Some of these battles have appeared unseemly, and the mayor has suffered considerable criticism for them. "The way it's being interpreted by the mayor is destructive," says Dan Garcia, a former president of the city planning commission. "All city officials have to report to the mayor first? That's ridiculous." Quite apart from the mayor's own problems, the recent scandal in the Los Angeles Police Department--in which officers in the Rampart division have been accused of bribery and dozens of convictions have been overturned--has focused attention on whether city commissions such as the Police Commission are truly powerful enough to deal with big-city problems.

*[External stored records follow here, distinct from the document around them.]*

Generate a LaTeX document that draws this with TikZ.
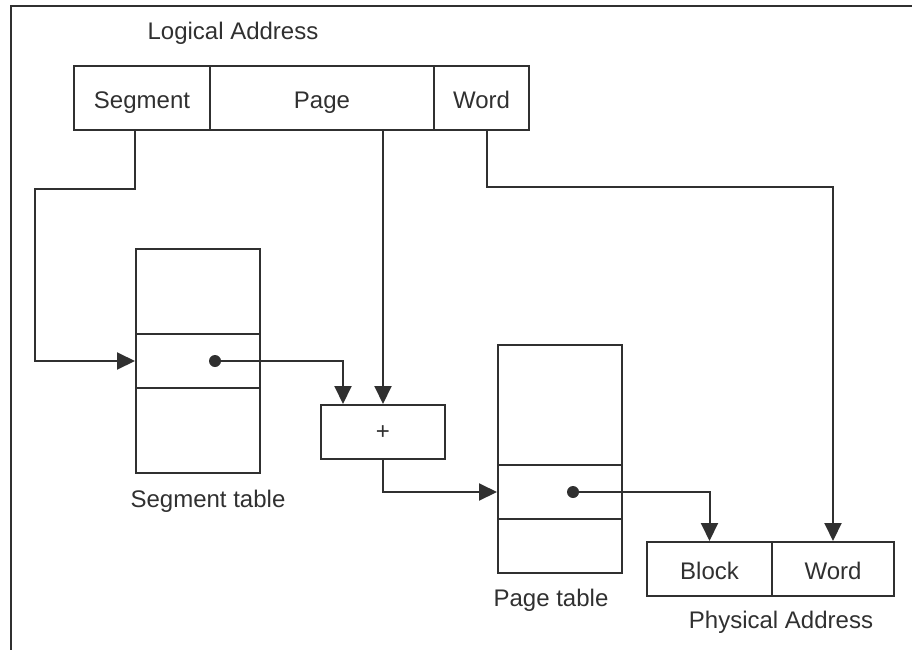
\documentclass[tikz,border=0pt]{standalone}
\usepackage{fontspec}
\setmainfont{Liberation Sans}
\usetikzlibrary{arrows.meta}
\definecolor{ink}{HTML}{303030}
\tikzset{
  cell/.style={draw=ink, line width=2pt, rectangle, inner sep=0pt, text=ink,
    text height=21pt, text depth=0pt,
    font=\fontsize{24}{28}\selectfont},
  lbl/.style={text=ink, inner sep=0pt, font=\fontsize{24}{28}\selectfont},
  arr/.style={draw=ink, line width=2pt, -{Triangle[length=18pt,width=17pt]}},
  dotmark/.style={fill=ink},
}
\begin{document}
\begin{tikzpicture}[x=1pt,y=-1pt]
\useasboundingbox (0,0) rectangle (912,650);
% frame
\draw[ink, line width=2.4pt] (912,6) -- (11,6) -- (11,650);
% logical address
\node[lbl] (la) at (233,33) {Logical Address};
\node[cell, minimum width=136pt, minimum height=64pt] (seg) at (142,98) {Segment};
\node[cell, minimum width=224pt, minimum height=64pt] (page) at (322,98) {Page};
\node[cell, minimum width=95pt, minimum height=64pt] (word) at (481.5,98) {Word};
% segment table
\node[cell, minimum width=124pt, minimum height=85pt] (sttop) at (198,291.5) {};
\node[cell, minimum width=124pt, minimum height=54pt] (stmid) at (198,361) {};
\node[cell, minimum width=124pt, minimum height=85pt] (stbot) at (198,430.5) {};
\node[lbl] (stl) at (208,501) {Segment table};
% adder
\node[cell, minimum width=124pt, minimum height=54pt, text height=14pt, text depth=0pt, font=\fontsize{24}{26}\selectfont] (adder) at (383,432) {+};
% page table
\node[cell, minimum width=124pt, minimum height=120pt] (pttop) at (560,405) {};
\node[cell, minimum width=124pt, minimum height=54pt] (ptmid) at (560,492) {};
\node[cell, minimum width=124pt, minimum height=54pt] (ptbot) at (560,546) {};
\node[lbl] (ptl) at (551,600) {Page table};
% physical address
\node[cell, minimum width=125pt, minimum height=54pt] (block) at (709.5,569) {Block};
\node[cell, minimum width=122pt, minimum height=54pt] (pword) at (833,569) {Word};
\node[lbl] (pal) at (781,622) {Physical Address};
% dots
\coordinate (sdot) at (215,361);
\coordinate (pdot) at (573,492);
\fill[dotmark] (sdot) circle (6pt);
\fill[dotmark] (pdot) circle (6pt);
% connectors
\coordinate (sturn) at (35,189);
\draw[arr] ([xshift=-7pt]seg.south) |- (sturn) |- (stmid.west);
\draw[arr] (sdot) -| ([xshift=-40pt]adder.north);
\draw[arr] (adder.north |- page.south) -- (adder.north);
\draw[arr] (adder.south) |- (ptmid.west);
\draw[arr] (pdot) -| (block.north);
\coordinate (wturn) at (833,187);
\draw[arr] ([xshift=5.5pt]word.south) |- (wturn) -- (pword.north);
\end{tikzpicture}
\end{document}
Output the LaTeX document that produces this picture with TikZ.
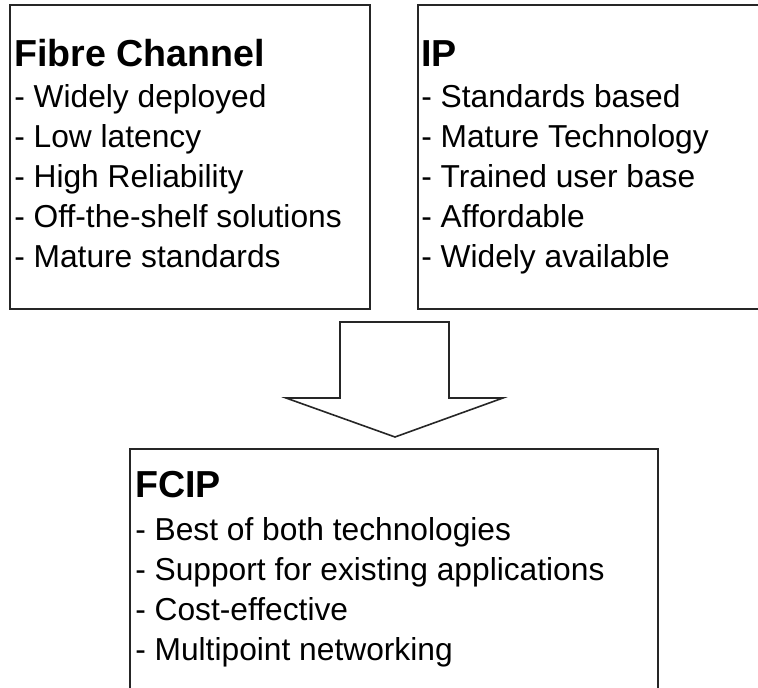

At the other end of the spectrum, the new charter doesn't seem to decentralize power enough to make the homeowner associations and San Fernando Valley activists happy. "It's incrementally better," says Richard Katz, a onetime mayoral candidate and formerly a powerful member of the state assembly from the Valley. "But people were looking for a transfer of power from the downtown establishment to the neighborhoods. It reorganized power between the mayor and the council, but it doesn't push power outward to the neighborhoods."

As July 1 approaches, the Board of Neighborhood Commissioners has been conducting a series of workshops around the city on how to set up the Neighborhood Councils. The commissioners and their staff insist that "there is no plan." But because the charter directs the commission to designate Neighborhood Councils only if evidence of broad stakeholder involvement is present, some homeowner associations are fearful that they will lose power, not gain it.

Even with all the squabbling, however, it appears that Los Angeles will get through the transition phase without a fatal collision. Chemerinsky and Kieffer team up on a regular basis--on TV and in the opinion pages--to defend the charter and counsel caution and patience. Valley Councilwoman Laura Chick, who chairs the City Council's implementation committee, is optimistic that the charter will mend the rift between downtown and the Valley. "If we can fix what's broken," she says, "if we can keep asking and answering the question of how can we do it better, then people will not be so focused on secession."

The big question remains how well the city will take advantage of its remarkable opportunity. The combination of term limits and charter reform means that, by 2003, there will be a wholesale turnover in the entire political landscape. Virtually all local elected officials will be new, and they will bring with them a very different set of expectations about how things work. There's a crowded field for next year's mayoral election, including Antonio Villaraigosa, who until recently was speaker of the state assembly; businessman Steve Soboroff, a confidant of Riordan's; James Hahn, scion of a family political dynasty and currently the city attorney; and Joel Wachs, who's termed out after almost 30 years on the City Council. And many political insiders are betting that other termed-out state legislators will angle for the council spots.

Indeed, one of the biggest changes may simply be a shift in thinking on the part of both the mayor and the council. Political scientist Steven Erie says the successful mayor will be one who does not think of himself as "the boss," as Riordan has tried to, but understands the still-important limitations of the office. At the same time, legislators-turned-council members may be far more effective than old City Hall hands simply because they understand what a legislative branch is supposed to do.

"I have no illusions that this is the last word on charter reform in this city," says Chemerinsky. Along with many others around town, he avoids any sort of dramatic plea that the new charter is L.A.'s "last, best hope." Indeed, he acknowledges, municipal reform in Los Angeles-- as elsewhere--is an incremental process. Still, the charter is a rare opportunity to show that Los Angeles is at least somewhat governable-- and, in the process, reaffirm the idea that big-city government can work in America in the 21st century.